24. La Cour a eu également l’occasion de préciser que de telles garanties d’indépendance et d’impartialité postulent l’existence de règles, notamment en ce qui concerne la composition de l’instance, la nomination, la durée des fonctions ainsi que les causes d’abstention, de récusation et de révocation de ses membres, qui permettent d’écarter tout doute légitime, dans l’esprit des justiciables, quant à l’imperméabilité de ladite instance à l’égard d’éléments extérieurs et à sa neutralité par rapport aux intérêts qui s’affrontent (voir, en ce sens, arrêts Dorsch Consult, précité, point 36; du 4 février 1999, Köllensperger et Atzwanger, C‑103/97, Rec. p. I‑551, points 20 à 23; du 29 novembre 2001, De Coster, C-17/00, Rec. p. I-9445, points 18 à 21, ainsi que Wilson, précité, point 53). À cet égard, afin de considérer la condition relative à l’indépendance de l’organisme de renvoi comme remplie, la jurisprudence exige notamment que les cas de révocation des membres de cet organisme soient déterminés par des dispositions législatives expresses (voir, en ce sens, arrêts Köllensperger et Atzwanger, précité, point 21, ainsi que du 30 mai 2002, Schmid, C-516/99, Rec. p. I-4573, point 41).

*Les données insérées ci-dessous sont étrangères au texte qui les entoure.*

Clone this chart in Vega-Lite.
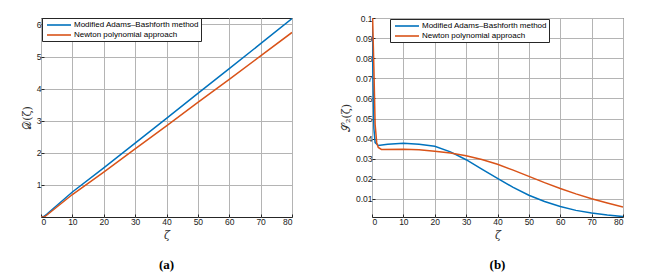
{
  "$schema": "https://vega.github.io/schema/vega-lite/v6.json",
  "background": "white",
  "padding": {"left": 20, "top": 13, "right": 5, "bottom": 5},
  "spacing": 46,
  "datasets": {
    "d": [
      {"zeta": 0, "value": 0, "method": "Modified Adams–Bashforth method"},
      {"zeta": 1, "value": 0.02, "method": "Modified Adams–Bashforth method"},
      {"zeta": 2, "value": 0.1, "method": "Modified Adams–Bashforth method"},
      {"zeta": 10, "value": 0.78, "method": "Modified Adams–Bashforth method"},
      {"zeta": 20, "value": 1.53, "method": "Modified Adams–Bashforth method"},
      {"zeta": 30, "value": 2.3, "method": "Modified Adams–Bashforth method"},
      {"zeta": 40, "value": 3.07, "method": "Modified Adams–Bashforth method"},
      {"zeta": 50, "value": 3.85, "method": "Modified Adams–Bashforth method"},
      {"zeta": 60, "value": 4.62, "method": "Modified Adams–Bashforth method"},
      {"zeta": 70, "value": 5.4, "method": "Modified Adams–Bashforth method"},
      {"zeta": 80, "value": 6.18, "method": "Modified Adams–Bashforth method"},
      {"zeta": 0, "value": 0, "method": "Newton polynomial approach"},
      {"zeta": 1, "value": 0, "method": "Newton polynomial approach"},
      {"zeta": 2, "value": 0.07, "method": "Newton polynomial approach"},
      {"zeta": 10, "value": 0.7, "method": "Newton polynomial approach"},
      {"zeta": 20, "value": 1.4, "method": "Newton polynomial approach"},
      {"zeta": 30, "value": 2.12, "method": "Newton polynomial approach"},
      {"zeta": 40, "value": 2.84, "method": "Newton polynomial approach"},
      {"zeta": 50, "value": 3.57, "method": "Newton polynomial approach"},
      {"zeta": 60, "value": 4.29, "method": "Newton polynomial approach"},
      {"zeta": 70, "value": 5.02, "method": "Newton polynomial approach"},
      {"zeta": 80, "value": 5.75, "method": "Newton polynomial approach"}
    ],
    "s": [
      {"zeta": 0, "value": 0.1, "method": "Modified Adams–Bashforth method"},
      {"zeta": 0.3, "value": 0.07, "method": "Modified Adams–Bashforth method"},
      {"zeta": 0.6, "value": 0.045, "method": "Modified Adams–Bashforth method"},
      {"zeta": 1, "value": 0.038, "method": "Modified Adams–Bashforth method"},
      {"zeta": 2, "value": 0.0366, "method": "Modified Adams–Bashforth method"},
      {"zeta": 5, "value": 0.0372, "method": "Modified Adams–Bashforth method"},
      {"zeta": 10, "value": 0.0377, "method": "Modified Adams–Bashforth method"},
      {"zeta": 15, "value": 0.0372, "method": "Modified Adams–Bashforth method"},
      {"zeta": 20, "value": 0.0362, "method": "Modified Adams–Bashforth method"},
      {"zeta": 25, "value": 0.0334, "method": "Modified Adams–Bashforth method"},
      {"zeta": 30, "value": 0.0295, "method": "Modified Adams–Bashforth method"},
      {"zeta": 35, "value": 0.0248, "method": "Modified Adams–Bashforth method"},
      {"zeta": 40, "value": 0.0202, "method": "Modified Adams–Bashforth method"},
      {"zeta": 45, "value": 0.0157, "method": "Modified Adams–Bashforth method"},
      {"zeta": 50, "value": 0.0118, "method": "Modified Adams–Bashforth method"},
      {"zeta": 55, "value": 0.0087, "method": "Modified Adams–Bashforth method"},
      {"zeta": 60, "value": 0.0062, "method": "Modified Adams–Bashforth method"},
      {"zeta": 65, "value": 0.0043, "method": "Modified Adams–Bashforth method"},
      {"zeta": 70, "value": 0.003, "method": "Modified Adams–Bashforth method"},
      {"zeta": 75, "value": 0.002, "method": "Modified Adams–Bashforth method"},
      {"zeta": 80, "value": 0.0012, "method": "Modified Adams–Bashforth method"},
      {"zeta": 0.2, "value": 0.1, "method": "Newton polynomial approach"},
      {"zeta": 0.6, "value": 0.075, "method": "Newton polynomial approach"},
      {"zeta": 1, "value": 0.047, "method": "Newton polynomial approach"},
      {"zeta": 1.5, "value": 0.038, "method": "Newton polynomial approach"},
      {"zeta": 2, "value": 0.0356, "method": "Newton polynomial approach"},
      {"zeta": 3, "value": 0.0346, "method": "Newton polynomial approach"},
      {"zeta": 10, "value": 0.0347, "method": "Newton polynomial approach"},
      {"zeta": 15, "value": 0.0344, "method": "Newton polynomial approach"},
      {"zeta": 20, "value": 0.0337, "method": "Newton polynomial approach"},
      {"zeta": 25, "value": 0.0328, "method": "Newton polynomial approach"},
      {"zeta": 30, "value": 0.0315, "method": "Newton polynomial approach"},
      {"zeta": 35, "value": 0.0296, "method": "Newton polynomial approach"},
      {"zeta": 40, "value": 0.0272, "method": "Newton polynomial approach"},
      {"zeta": 45, "value": 0.0243, "method": "Newton polynomial approach"},
      {"zeta": 50, "value": 0.0212, "method": "Newton polynomial approach"},
      {"zeta": 55, "value": 0.0181, "method": "Newton polynomial approach"},
      {"zeta": 60, "value": 0.0152, "method": "Newton polynomial approach"},
      {"zeta": 65, "value": 0.0125, "method": "Newton polynomial approach"},
      {"zeta": 70, "value": 0.0101, "method": "Newton polynomial approach"},
      {"zeta": 75, "value": 0.008, "method": "Newton polynomial approach"},
      {"zeta": 80, "value": 0.006, "method": "Newton polynomial approach"}
    ]
  },
  "config": {
    "view": {"stroke": "#262626", "strokeWidth": 1},
    "axis": {
      "labelFont": "Liberation Sans", "labelFontSize": 8.5, "labelColor": "#1a1a1a",
      "tickColor": "#262626", "tickSize": -3, "domain": false,
      "titleFont": "DejaVu Serif", "titleFontSize": 11, "titleFontWeight": "normal",
      "titleColor": "#333", "labelPadding": 3
    },
    "legend": {
      "labelFont": "Liberation Sans", "labelFontSize": 8, "labelColor": "black",
      "symbolType": "M-3,0H3", "symbolSize": 64, "symbolStrokeWidth": 1.6,
      "symbolOffset": 10, "labelOffset": 10,
      "strokeColor": "#262626", "fillColor": "white", "padding": 2, "rowPadding": 1,
      "labelLimit": 300, "title": null, "orient": "none"
    },
    "title": {"font": "Liberation Serif", "fontSize": 13, "fontWeight": "bold", "orient": "bottom", "color": "black", "offset": 18}
  },
  "hconcat": [
    {
      "width": 251, "height": 199,
      "title": "(a)",
      "data": {"name": "d"},
      "mark": {"type": "line", "strokeWidth": 1.5, "clip": true},
      "encoding": {
        "x": {"field": "zeta", "type": "quantitative", "scale": {"domain": [0, 80], "nice": false},
              "axis": {"title": "ζ", "titleFontStyle": "italic", "values": [0,10,20,30,40,50,60,70,80], "grid": true, "gridColor": "#b4b4b4", "gridWidth": 1}},
        "y": {"field": "value", "type": "quantitative", "scale": {"domain": [0, 6.2], "nice": false},
              "axis": {"title": "𝒟(ζ)", "values": [1,2,3,4,5,6], "grid": true, "gridColor": "#b4b4b4", "gridWidth": 1}},
        "color": {"field": "method", "type": "nominal",
                  "scale": {"domain": ["Modified Adams–Bashforth method", "Newton polynomial approach"], "range": ["#0072BD", "#D95319"]},
                  "legend": {"legendX": 1, "legendY": 0}}
      }
    },
    {
      "width": 251, "height": 199,
      "title": "(b)",
      "data": {"name": "s"},
      "mark": {"type": "line", "strokeWidth": 1.5, "clip": true},
      "encoding": {
        "x": {"field": "zeta", "type": "quantitative", "scale": {"domain": [0, 80], "nice": false},
              "axis": {"title": "ζ", "titleFontStyle": "italic", "values": [0,10,20,30,40,50,60,70,80], "grid": true, "gridColor": "#b4b4b4", "gridWidth": 1}},
        "y": {"field": "value", "type": "quantitative", "scale": {"domain": [0.001, 0.1], "nice": false},
              "axis": {"title": "𝒮₂(ζ)", "values": [0.01,0.02,0.03,0.04,0.05,0.06,0.07,0.08,0.09,0.1], "format": "~g", "grid": true, "gridColor": "#b4b4b4", "gridWidth": 1}},
        "color": {"field": "method", "type": "nominal",
                  "scale": {"domain": ["Modified Adams–Bashforth method", "Newton polynomial approach"], "range": ["#0072BD", "#D95319"]},
                  "legend": {"legendX": 18, "legendY": 1}}
      }
    }
  ],
  "resolve": {"scale": {"color": "independent"}, "legend": {"color": "independent"}}
}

25. En l’occurrence, il ressort, d’une part, de la lecture du décret de 1859 ainsi que des observations présentées à la Cour que les prud’hommes pêcheurs sont soumis, à tout le moins pour certaines de leurs activités, à la tutelle de l’administration.

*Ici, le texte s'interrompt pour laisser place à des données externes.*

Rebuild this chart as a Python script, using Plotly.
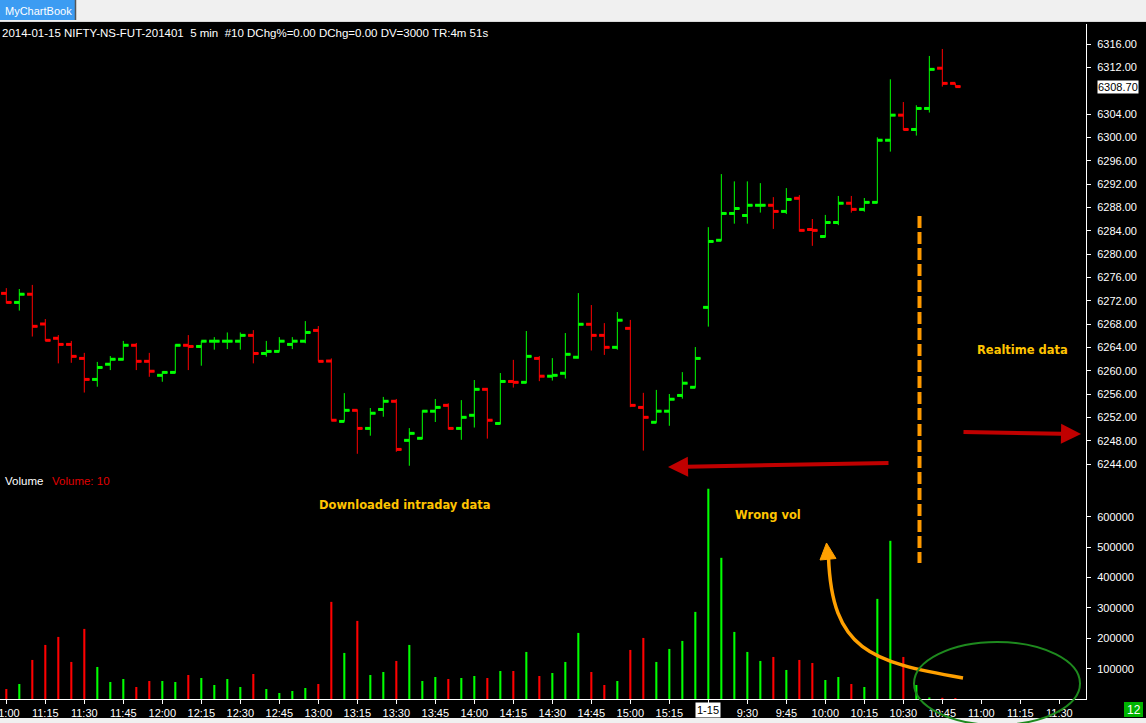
import plotly.graph_objects as go

# ---------------- data ----------------
tick_labels = ["11:00", "11:15", "11:30", "11:45", "12:00", "12:15", "12:30", "12:45",
               "13:00", "13:15", "13:30", "13:45", "14:00", "14:15", "14:30", "14:45",
               "15:00", "15:15", "1-15", "9:30", "9:45", "10:00", "10:15", "10:30",
               "10:45", "11:00", "11:15", "11:30"]

opens = [6273.25, 6271.7, 6273.1, 6268.0, 6265.55, 6264.5, 6262.1, 6258.5, 6261.1, 6261.95,
         6264.35, 6261.6, 6259.2, 6259.7, 6264.35, 6264.15, 6265.05, 6265.05, 6265.05, 6266.05,
         6262.95, 6263.3, 6264.5, 6265.05, 6266.9, 6261.65, 6251.3, 6253.2, 6250.1, 6253.35,
         6254.75, 6248.05, 6248.4, 6253.05, 6254.05, 6250.1, 6252.35, 6256.8, 6250.95, 6258.15,
         6258.0, 6262.1, 6259.05, 6259.55, 6262.3, 6267.95, 6266.05, 6264.0, 6267.25, 6253.7,
         6251.15, 6253.05, 6255.75, 6257.15,
         6270.85, 6282.35, 6286.95, 6286.6, 6288.35, 6288.35, 6287.3, 6289.55, 6284.2, 6283.0,
         6285.4, 6288.7, 6287.65, 6288.85, 6299.5, 6303.8, 6301.35, 6304.95, 6311.85, 6309.25]
highs = [6274.15, 6274.0, 6274.7, 6268.85, 6266.1, 6265.1, 6263.05, 6261.5, 6262.5, 6265.1,
         6264.75, 6263.05, 6259.9, 6264.5, 6266.1, 6265.05, 6265.75, 6266.55, 6266.55, 6266.95,
         6265.1, 6265.75, 6265.75, 6268.5, 6267.65, 6262.1, 6256.15, 6253.35, 6253.6, 6255.5,
         6255.15, 6250.15, 6253.2, 6255.15, 6254.4, 6254.95, 6258.4, 6257.05, 6259.6, 6261.85,
         6266.8, 6262.5, 6262.15, 6266.45, 6273.3, 6271.25, 6268.15, 6270.05, 6268.7, 6256.2,
         6256.7, 6256.0, 6259.75, 6264.05,
         6284.6, 6293.7, 6292.45, 6292.45, 6292.15, 6289.75, 6291.3, 6290.1, 6286.0, 6286.7,
         6289.95, 6289.95, 6289.6, 6300.0, 6309.95, 6306.05, 6305.5, 6313.95, 6315.15, 6309.25]
lows = [6271.55, 6270.3, 6265.85, 6265.1, 6261.25, 6261.35, 6256.25, 6257.25, 6260.1, 6261.75,
        6260.1, 6258.95, 6258.1, 6259.55, 6260.1, 6260.85, 6263.6, 6263.7, 6263.6, 6261.25,
        6262.4, 6263.3, 6263.7, 6264.7, 6261.6, 6251.5, 6251.3, 6245.75, 6248.85, 6252.1,
        6246.1, 6243.7, 6248.25, 6251.2, 6249.95, 6248.15, 6250.25, 6248.35, 6250.8, 6257.1,
        6257.85, 6258.2, 6258.3, 6258.65, 6262.05, 6263.45, 6262.7, 6263.6, 6253.75, 6246.3,
        6251.1, 6250.55, 6255.2, 6257.1,
        6267.55, 6282.3, 6285.2, 6285.2, 6287.1, 6284.3, 6286.85, 6283.85, 6281.4, 6282.85,
        6284.95, 6287.1, 6287.25, 6288.7, 6297.55, 6301.25, 6300.3, 6304.25, 6308.7, 6308.7]
closes = [6271.7, 6273.1, 6267.6, 6265.2, 6264.5, 6262.45, 6258.5, 6260.55, 6261.95, 6264.35,
          6261.6, 6259.9, 6259.7, 6264.35, 6264.15, 6265.05, 6265.05, 6265.05, 6266.05, 6262.95,
          6263.3, 6265.05, 6265.05, 6266.55, 6261.6, 6251.5, 6253.2, 6250.1, 6252.7, 6254.75,
          6246.5, 6249.25, 6253.05, 6253.7, 6250.1, 6252.0, 6256.8, 6251.5, 6258.15, 6258.0,
          6262.45, 6259.05, 6259.2, 6262.8, 6267.95, 6266.05, 6264.0, 6268.65, 6254.05, 6252.0,
          6253.05, 6255.1, 6257.85, 6262.1,
          6282.15, 6286.95, 6287.8, 6288.35, 6288.35, 6287.3, 6289.35, 6284.05, 6284.05, 6285.4,
          6288.7, 6287.65, 6288.85, 6299.5, 6303.8, 6301.35, 6304.95, 6311.65, 6309.25, 6308.7]
volumes = [33000, 49500, 128700, 178200, 204600, 122100, 231000, 105600, 56100, 66000,
           39600, 59400, 59400, 56100, 79200, 69300, 46200, 66000, 39600, 82500,
           33000, 19800, 26400, 36300, 49500, 320100, 151800, 257400, 79200, 89100,
           125400, 178200, 59400, 72600, 66000, 69300, 75900, 69300, 92400, 92400,
           155100, 75900, 85800, 122100, 217800, 89100, 46200, 59400, 161700, 201300,
           122100, 165000, 191400, 287100,
           693000, 465300, 221100, 155100, 125400, 138600, 95700, 128700, 118800, 62700,
           72600, 49500, 39600, 330000, 521400, 138600, 46200, 5000, 4000, 3000]
last_price = 6308.70
price_ticks = [6244, 6248, 6252, 6256, 6260, 6264, 6268, 6272, 6276, 6280, 6284, 6288,
               6292, 6296, 6300, 6304, 6312, 6316]
volume_ticks = [100000, 200000, 300000, 400000, 500000, 600000]

# ---------------- styling / geometry ----------------
W, H = 1146, 723
ML, MR, MT, MB = 0, 60, 24, 24
PW, PH = W - ML - MR, H - MT - MB
GREEN, RED = "#00FF00", "#FF0000"
FONT = "Liberation Sans, Arial, sans-serif"
BOLD = "DejaVu Sans, Verdana, sans-serif"
ANN = "#FFC400"


def px_x(x):
    return (x - ML) / PW


def px_y(y):
    return (H - MB - y) / PH


split = px_y(472)
n = len(opens)
xs = list(range(n))
up = [closes[i] >= opens[i] for i in range(n)]
TW = 0.4

fig = go.Figure()

for flag, col in ((True, GREEN), (False, RED)):
    idx = [i for i in xs if up[i] == flag]
    fig.add_trace(go.Ohlc(
        x=idx, open=[opens[i] for i in idx], high=[highs[i] for i in idx],
        low=[lows[i] for i in idx], close=[closes[i] for i in idx],
        increasing=dict(line=dict(color=col, width=1)),
        decreasing=dict(line=dict(color=col, width=1)),
        tickwidth=TW, xaxis="x", yaxis="y", hoverinfo="skip"))
    sx, sy = [], []
    for i in idx:
        sx += [i - TW, i, None, i, i + TW, None]
        sy += [opens[i], opens[i], None, closes[i], closes[i], None]
    fig.add_trace(go.Scatter(x=sx, y=sy, mode="lines", line=dict(color=col, width=3),
                             xaxis="x", yaxis="y", hoverinfo="skip"))

fig.add_trace(go.Bar(x=xs, y=volumes, width=0.16,
                     marker=dict(color=[GREEN if u else RED for u in up], line=dict(width=0)),
                     xaxis="x", yaxis="y2", hoverinfo="skip"))

tickvals = [3 * k for k in range(len(tick_labels))]
ticktext = ["" if t == "1-15" else t for t in tick_labels]

axis_font = dict(family=FONT, size=11, color="#FFFFFF")
fig.update_layout(
    width=W, height=H, margin=dict(l=ML, r=MR, t=MT, b=MB, autoexpand=False),
    paper_bgcolor="#000000", plot_bgcolor="#000000", showlegend=False,
    xaxis=dict(range=[-0.485, 83.05], anchor="y2", tickvals=tickvals, ticktext=ticktext,
               showline=True, linecolor="#FFFFFF", linewidth=1, ticks="outside", ticklen=4,
               tickcolor="#FFFFFF", tickfont=axis_font, showgrid=False, zeroline=False,
               ticklabeloverflow="allow", automargin=False, rangeslider=dict(visible=False)),
    yaxis=dict(domain=[split, 1], range=[6316 - (472 - 44) / 5.8333, 6316 + (44 - MT) / 5.8333],
               side="right", anchor="x", tickvals=price_ticks, tickformat=".2f",
               showline=True, linecolor="#FFFFFF", linewidth=1, ticks="outside", ticklen=4,
               tickcolor="#FFFFFF", tickfont=axis_font, showgrid=False, zeroline=False,
               ticklabelstandoff=4, automargin=False),
    yaxis2=dict(domain=[0, split], range=[0, (H - MB - 472) / 30.34 * 100000],
                side="right", anchor="x", tickvals=volume_ticks,
                tickformat="d", showline=True, linecolor="#FFFFFF", linewidth=1, ticks="outside",
                ticklen=4, tickcolor="#FFFFFF", tickfont=axis_font, showgrid=False,
                zeroline=False, ticklabelstandoff=4, automargin=False),
)

shapes = []
# window chrome strips
shapes.append(dict(type="rect", xref="paper", yref="paper", x0=px_x(0), x1=px_x(W), y0=px_y(0),
                   y1=px_y(22), fillcolor="#F0F0F0", line=dict(width=0), layer="above"))
shapes.append(dict(type="rect", xref="paper", yref="paper", x0=px_x(0), x1=px_x(W), y0=px_y(718),
                   y1=px_y(H + 2), fillcolor="#F0F0F0", line=dict(width=0), layer="above"))
shapes.append(dict(type="rect", xref="paper", yref="paper", x0=px_x(0), x1=px_x(75), y0=px_y(0),
                   y1=px_y(20), fillcolor="#3C9CF2", line=dict(width=0), layer="above"))
shapes.append(dict(type="line", xref="paper", yref="paper", x0=px_x(75.5), x1=px_x(75.5),
                   y0=px_y(0), y1=px_y(20), line=dict(color="#555555", width=1.5)))
shapes.append(dict(type="line", xref="paper", yref="paper", x0=px_x(0), x1=px_x(W),
                   y0=px_y(21.5), y1=px_y(21.5), line=dict(color="#D8D8D8", width=1)))
# green status box
shapes.append(dict(type="rect", xref="paper", yref="paper", x0=px_x(1124), x1=px_x(1143),
                   y0=px_y(702), y1=px_y(717), fillcolor="#00B400", line=dict(width=0)))
# orange dashed separator
shapes.append(dict(type="line", xref="paper", yref="paper", x0=px_x(919.5), x1=px_x(919.5),
                   y0=px_y(216), y1=px_y(563),
                   line=dict(color="#FF9A00", width=4, dash="12px,4px")))
# curved orange arrow
p0, c1, c2, p1 = (963, 678), (870, 662), (832, 650), (828.5, 557)
path = "M {},{} C {},{} {},{} {},{}".format(px_x(p0[0]), px_y(p0[1]), px_x(c1[0]), px_y(c1[1]),
                                            px_x(c2[0]), px_y(c2[1]), px_x(p1[0]), px_y(p1[1]))
shapes.append(dict(type="path", xref="paper", yref="paper", path=path,
                   line=dict(color="#FFA000", width=3.5)))
head = "M {},{} L {},{} L {},{} Z".format(px_x(826.5), px_y(543), px_x(820), px_y(560),
                                          px_x(836), px_y(558.5))
shapes.append(dict(type="path", xref="paper", yref="paper", path=head,
                   fillcolor="#FFA000", line=dict(color="#FFA000", width=1)))
# green ellipse
shapes.append(dict(type="circle", xref="paper", yref="paper", x0=px_x(914), x1=px_x(1080),
                   y0=px_y(725), y1=px_y(642), line=dict(color="#1E8A1E", width=2)))
fig.update_layout(shapes=shapes)

ann = []
ann.append(dict(xref="paper", yref="paper", x=px_x(3), y=px_y(11), xanchor="left", yanchor="middle",
                text="MyChartBook", showarrow=False,
                font=dict(family=FONT, size=11, color="#FFFFFF")))
ann.append(dict(xref="paper", yref="paper", x=px_x(0), y=px_y(33), xanchor="left", yanchor="middle",
                text="2014-01-15 NIFTY-NS-FUT-201401\u00a0\u00a05 min\u00a0\u00a0#10 DChg%=0.00 "
                     "DChg=0.00 DV=3000 TR:4m 51s",
                showarrow=False, font=dict(family=FONT, size=11.5, color="#FFFFFF")))
ann.append(dict(xref="paper", yref="paper", x=px_x(3), y=px_y(481), xanchor="left", yanchor="middle",
                text="Volume", showarrow=False, font=dict(family=FONT, size=11.5, color="#FFFFFF")))
ann.append(dict(xref="paper", yref="paper", x=px_x(50), y=px_y(481), xanchor="left", yanchor="middle",
                text="Volume: 10", showarrow=False, font=dict(family=FONT, size=11.5, color="#E00000")))
ann.append(dict(xref="paper", yref="y", x=px_x(1097), y=last_price, xanchor="left", yanchor="middle",
                text="{:.2f}".format(last_price), showarrow=False, bgcolor="#FFFFFF", borderpad=0,
                font=dict(family=FONT, size=11, color="#000000")))
ann.append(dict(xref="x", yref="paper", x=tickvals[tick_labels.index("1-15")], y=px_y(702),
                xanchor="center", yanchor="top", text="1-15", showarrow=False, bgcolor="#FFFFFF",
                borderpad=1, font=dict(family=FONT, size=11, color="#000000")))
ann.append(dict(xref="paper", yref="paper", x=px_x(1133.5), y=px_y(709.5), xanchor="center",
                yanchor="middle", text="12", showarrow=False,
                font=dict(family=FONT, size=12, color="#FFFFFF")))
for txt, cx, cy in (("Realtime data", 1022, 350), ("Downloaded intraday data", 405, 505),
                    ("Wrong vol", 768, 515)):
    ann.append(dict(xref="paper", yref="paper", x=px_x(cx), y=px_y(cy), xanchor="center",
                    yanchor="middle", text="<b>" + txt + "</b>", showarrow=False,
                    font=dict(family=BOLD, size=11.5, color=ANN)))
# red arrows
ann.append(dict(xref="paper", yref="paper", x=px_x(668), y=px_y(467), ax=222, ay=-4, text="",
                showarrow=True, arrowhead=2, arrowsize=1, arrowwidth=4, arrowcolor="#C00000",
                standoff=0))
ann.append(dict(xref="paper", yref="paper", x=px_x(1081), y=px_y(434), ax=-119, ay=-2, text="",
                showarrow=True, arrowhead=2, arrowsize=1, arrowwidth=4, arrowcolor="#C00000",
                standoff=0))
fig.update_layout(annotations=ann)

fig.write_html("out.html", config={"displayModeBar": False, "staticPlot": True},
               post_script="document.body.style.margin='0';document.body.style.padding='0';"
                           "document.body.style.overflow='hidden';")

26. En effet, il résulte expressément de l’article 17, paragraphe 1, du décret de 1859 que les prud’hommes pêcheurs exercent une série de fonctions «sous l’autorité du commissaire de l’Inscription maritime». Un membre de la même administration est également compétent, en vertu de l’article 27 de ce décret, pour trancher d’éventuels conflits de juridiction opposant plusieurs prud’homies de pêche.

27. De surcroît, il convient de relever que l’article 18 dudit décret requiert que les prud’hommes pêcheurs prêtent un serment par lequel ils jurent notamment de se «conformer aux ordres qui leurs seront donnés par leurs supérieurs».

28. D’autre part, il n’apparaît pas que la révocation des prud’hommes pêcheurs soit soumise à des garanties particulières permettant d’écarter tout doute légitime quant à l’imperméabilité de ladite instance à l’égard d’éléments extérieurs.

29. Ainsi, conformément à l’article 22 du décret de 1859, les prud’hommes pêcheurs peuvent être révoqués par le directeur de l’Inscription maritime après une simple enquête préalable, sans que ladite disposition ou un autre article de ce décret précise les motifs pour lesquels une éventuelle révocation pourrait être prononcée.

30. Dans ces conditions, la prud’homie de pêche de Martigues ne saurait être considérée comme remplissant la condition relative à l’indépendance de l’organisme de renvoi, telle que définie par la jurisprudence rappelée aux points 23 et 24 de la présente ordonnance.

31. Il résulte de ce qui précède que la prud’homie de pêche de Martigues ne constitue pas une juridiction au sens de l’article 234 CE. Par conséquent, il convient de constater, en application des articles 92, paragraphe 1, et 103, paragraphe 1, du règlement de procédure, que la Cour est manifestement incompétente pour statuer sur les questions posées.

Sur les dépens

32. La procédure revêtant, à l’égard des parties au principal, le caractère d’un incident soulevé devant la prud’homie de pêche de Martigues, il appartient à celle-ci de statuer sur les dépens. Les frais exposés pour soumettre des observations à la Cour, autres que ceux desdites parties, ne peuvent faire l’objet d’un remboursement.

Dispositif

Par ces motifs, la Cour (première chambre) ordonne:

La Cour de justice des Communautés européennes est manifestement incompétente pour répondre aux questions posées par la prud’homie de pêche de Martigues par décision du 17 décembre 2006.